* What to do *
Your task is to copy the lines between the line containing "Emit a Python" and the line containing "pal_end = [2025.25, 2035.55]", counting both of those lines, and to emit nothing more.

* Records supplied *
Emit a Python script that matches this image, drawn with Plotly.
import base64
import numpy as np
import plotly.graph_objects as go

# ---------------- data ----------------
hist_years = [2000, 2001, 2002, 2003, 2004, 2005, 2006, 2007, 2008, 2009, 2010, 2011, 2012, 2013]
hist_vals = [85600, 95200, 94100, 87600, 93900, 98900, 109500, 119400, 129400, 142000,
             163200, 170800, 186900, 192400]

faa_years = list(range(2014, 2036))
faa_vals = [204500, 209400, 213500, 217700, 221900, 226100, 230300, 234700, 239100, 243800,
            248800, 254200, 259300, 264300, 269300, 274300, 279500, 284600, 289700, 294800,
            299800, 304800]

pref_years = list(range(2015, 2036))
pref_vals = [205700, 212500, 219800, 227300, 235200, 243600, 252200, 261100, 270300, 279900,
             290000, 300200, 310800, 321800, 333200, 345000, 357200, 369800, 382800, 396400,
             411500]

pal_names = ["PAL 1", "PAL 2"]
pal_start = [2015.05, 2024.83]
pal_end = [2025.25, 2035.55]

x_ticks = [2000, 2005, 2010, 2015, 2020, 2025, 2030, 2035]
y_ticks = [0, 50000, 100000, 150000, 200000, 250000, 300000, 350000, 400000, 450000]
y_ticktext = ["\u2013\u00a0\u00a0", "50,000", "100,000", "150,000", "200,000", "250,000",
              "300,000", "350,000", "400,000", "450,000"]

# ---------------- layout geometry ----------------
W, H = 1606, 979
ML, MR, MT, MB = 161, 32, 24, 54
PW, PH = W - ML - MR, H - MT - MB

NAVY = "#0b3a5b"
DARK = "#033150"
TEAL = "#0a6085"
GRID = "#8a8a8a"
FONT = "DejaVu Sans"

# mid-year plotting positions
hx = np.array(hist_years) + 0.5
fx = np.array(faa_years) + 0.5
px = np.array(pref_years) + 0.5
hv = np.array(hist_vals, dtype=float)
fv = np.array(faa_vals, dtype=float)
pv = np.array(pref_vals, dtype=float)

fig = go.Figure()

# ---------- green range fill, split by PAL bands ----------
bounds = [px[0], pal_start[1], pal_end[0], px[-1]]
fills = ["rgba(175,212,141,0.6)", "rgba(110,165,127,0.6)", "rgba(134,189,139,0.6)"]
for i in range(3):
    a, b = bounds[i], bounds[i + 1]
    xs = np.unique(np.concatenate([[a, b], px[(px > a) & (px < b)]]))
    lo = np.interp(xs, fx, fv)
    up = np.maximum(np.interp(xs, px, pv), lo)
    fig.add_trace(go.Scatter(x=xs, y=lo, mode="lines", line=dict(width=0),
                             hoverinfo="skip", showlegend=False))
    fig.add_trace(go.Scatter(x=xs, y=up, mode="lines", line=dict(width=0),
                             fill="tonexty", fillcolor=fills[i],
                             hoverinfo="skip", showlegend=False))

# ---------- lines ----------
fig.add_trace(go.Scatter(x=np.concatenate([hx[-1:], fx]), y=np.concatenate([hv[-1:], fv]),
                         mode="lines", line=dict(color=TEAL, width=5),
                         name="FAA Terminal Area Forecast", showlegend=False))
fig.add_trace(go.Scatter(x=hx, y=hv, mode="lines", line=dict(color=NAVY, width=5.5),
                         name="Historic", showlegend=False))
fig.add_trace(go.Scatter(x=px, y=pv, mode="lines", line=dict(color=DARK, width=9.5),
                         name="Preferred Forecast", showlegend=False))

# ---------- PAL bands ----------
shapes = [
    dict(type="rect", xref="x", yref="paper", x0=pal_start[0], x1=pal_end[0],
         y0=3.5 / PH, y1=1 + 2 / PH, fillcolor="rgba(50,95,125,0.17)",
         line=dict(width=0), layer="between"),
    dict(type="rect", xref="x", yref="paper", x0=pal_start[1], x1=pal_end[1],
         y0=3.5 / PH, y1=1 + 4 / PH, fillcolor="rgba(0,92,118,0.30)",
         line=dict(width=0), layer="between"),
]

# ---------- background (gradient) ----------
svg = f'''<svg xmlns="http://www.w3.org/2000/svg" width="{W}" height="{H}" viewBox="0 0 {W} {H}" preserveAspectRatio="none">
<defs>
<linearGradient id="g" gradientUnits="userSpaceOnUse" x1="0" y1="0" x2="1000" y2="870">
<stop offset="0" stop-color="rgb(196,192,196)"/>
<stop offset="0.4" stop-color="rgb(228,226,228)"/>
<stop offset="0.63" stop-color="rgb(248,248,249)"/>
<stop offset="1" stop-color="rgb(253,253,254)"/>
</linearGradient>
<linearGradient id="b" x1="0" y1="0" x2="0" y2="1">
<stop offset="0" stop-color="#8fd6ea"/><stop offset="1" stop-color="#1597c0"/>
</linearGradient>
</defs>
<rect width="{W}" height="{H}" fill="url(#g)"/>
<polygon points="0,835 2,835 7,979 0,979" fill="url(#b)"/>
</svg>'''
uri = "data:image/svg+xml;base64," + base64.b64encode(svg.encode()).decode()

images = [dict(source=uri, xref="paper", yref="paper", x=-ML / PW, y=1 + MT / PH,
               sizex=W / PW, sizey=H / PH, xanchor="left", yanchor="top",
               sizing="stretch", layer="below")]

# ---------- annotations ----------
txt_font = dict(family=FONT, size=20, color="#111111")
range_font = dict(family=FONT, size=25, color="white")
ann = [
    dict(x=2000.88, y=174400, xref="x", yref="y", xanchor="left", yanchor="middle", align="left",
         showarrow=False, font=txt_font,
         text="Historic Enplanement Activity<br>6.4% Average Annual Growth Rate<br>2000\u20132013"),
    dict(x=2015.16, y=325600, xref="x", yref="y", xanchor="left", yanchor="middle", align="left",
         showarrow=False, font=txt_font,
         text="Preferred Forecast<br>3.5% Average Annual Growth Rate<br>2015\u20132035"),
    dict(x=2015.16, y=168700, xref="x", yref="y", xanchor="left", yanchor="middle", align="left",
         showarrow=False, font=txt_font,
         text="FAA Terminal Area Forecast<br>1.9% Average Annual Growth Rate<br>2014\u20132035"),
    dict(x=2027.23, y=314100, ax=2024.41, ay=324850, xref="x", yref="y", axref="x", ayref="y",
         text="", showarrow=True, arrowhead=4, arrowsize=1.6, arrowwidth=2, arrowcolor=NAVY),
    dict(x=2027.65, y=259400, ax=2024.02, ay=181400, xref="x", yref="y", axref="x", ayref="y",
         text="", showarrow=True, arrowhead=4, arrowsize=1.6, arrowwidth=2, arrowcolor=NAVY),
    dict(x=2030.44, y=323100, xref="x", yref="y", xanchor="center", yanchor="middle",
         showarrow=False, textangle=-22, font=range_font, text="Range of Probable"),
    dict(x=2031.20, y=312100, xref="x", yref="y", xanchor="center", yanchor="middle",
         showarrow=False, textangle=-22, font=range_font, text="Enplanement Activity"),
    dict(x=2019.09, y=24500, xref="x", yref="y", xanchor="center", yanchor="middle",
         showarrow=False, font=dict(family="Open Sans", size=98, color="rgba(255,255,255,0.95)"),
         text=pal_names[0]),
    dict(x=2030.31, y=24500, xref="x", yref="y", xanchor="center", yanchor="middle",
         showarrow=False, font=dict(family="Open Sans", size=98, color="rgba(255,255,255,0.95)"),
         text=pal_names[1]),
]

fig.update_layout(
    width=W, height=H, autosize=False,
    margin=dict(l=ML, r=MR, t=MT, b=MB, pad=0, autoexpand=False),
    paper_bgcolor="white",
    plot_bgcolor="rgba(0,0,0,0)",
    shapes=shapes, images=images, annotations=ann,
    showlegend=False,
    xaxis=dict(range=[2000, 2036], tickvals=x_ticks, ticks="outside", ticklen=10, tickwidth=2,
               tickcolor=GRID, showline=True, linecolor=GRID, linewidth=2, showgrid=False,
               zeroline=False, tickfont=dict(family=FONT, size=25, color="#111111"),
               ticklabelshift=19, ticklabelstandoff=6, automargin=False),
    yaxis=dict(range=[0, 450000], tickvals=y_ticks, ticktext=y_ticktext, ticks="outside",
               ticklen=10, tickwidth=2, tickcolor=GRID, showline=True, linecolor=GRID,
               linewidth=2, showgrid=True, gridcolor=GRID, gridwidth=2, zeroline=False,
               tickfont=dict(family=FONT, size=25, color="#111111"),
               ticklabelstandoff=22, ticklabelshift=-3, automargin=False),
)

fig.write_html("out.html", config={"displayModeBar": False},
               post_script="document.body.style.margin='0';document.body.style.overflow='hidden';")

---

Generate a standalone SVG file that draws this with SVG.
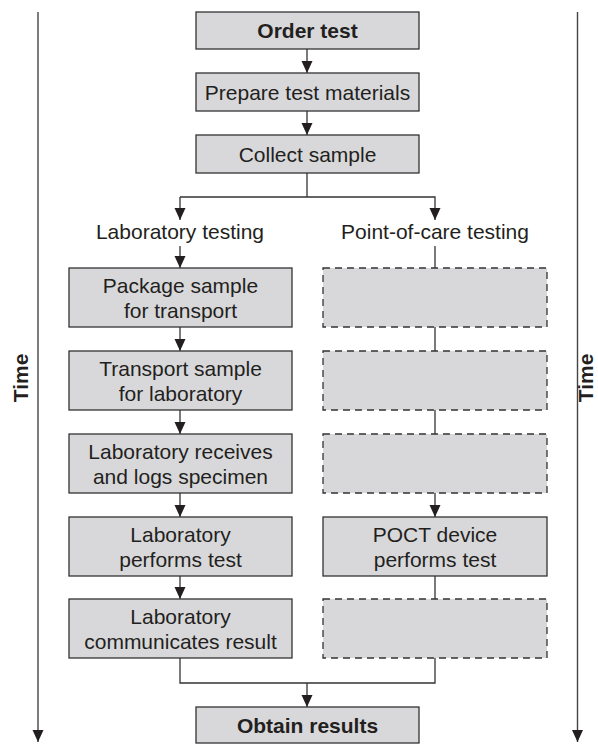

...

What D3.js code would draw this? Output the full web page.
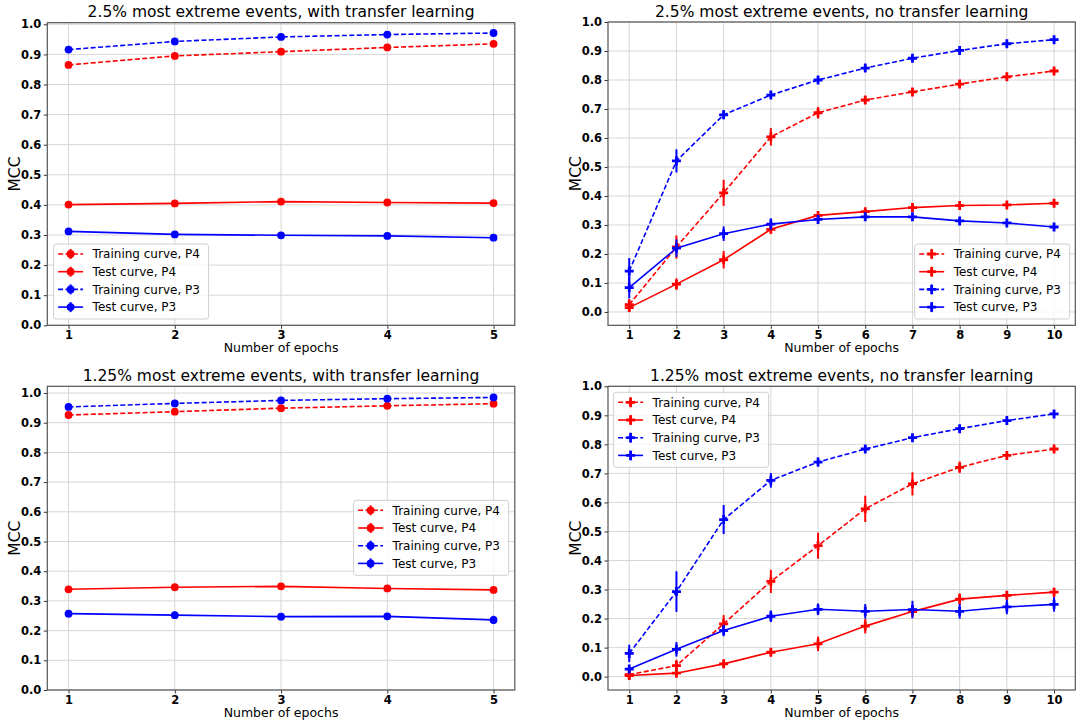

* Right answer *
Emit a Python script that matches this image, drawn with Plotly.
import base64
import numpy as np
import plotly.graph_objects as go

# ---------------- data ----------------
hist_years = [2000, 2001, 2002, 2003, 2004, 2005, 2006, 2007, 2008, 2009, 2010, 2011, 2012, 2013]
hist_vals = [85600, 95200, 94100, 87600, 93900, 98900, 109500, 119400, 129400, 142000,
             163200, 170800, 186900, 192400]

faa_years = list(range(2014, 2036))
faa_vals = [204500, 209400, 213500, 217700, 221900, 226100, 230300, 234700, 239100, 243800,
            248800, 254200, 259300, 264300, 269300, 274300, 279500, 284600, 289700, 294800,
            299800, 304800]

pref_years = list(range(2015, 2036))
pref_vals = [205700, 212500, 219800, 227300, 235200, 243600, 252200, 261100, 270300, 279900,
             290000, 300200, 310800, 321800, 333200, 345000, 357200, 369800, 382800, 396400,
             411500]

pal_names = ["PAL 1", "PAL 2"]
pal_start = [2015.05, 2024.83]
pal_end = [2025.25, 2035.55]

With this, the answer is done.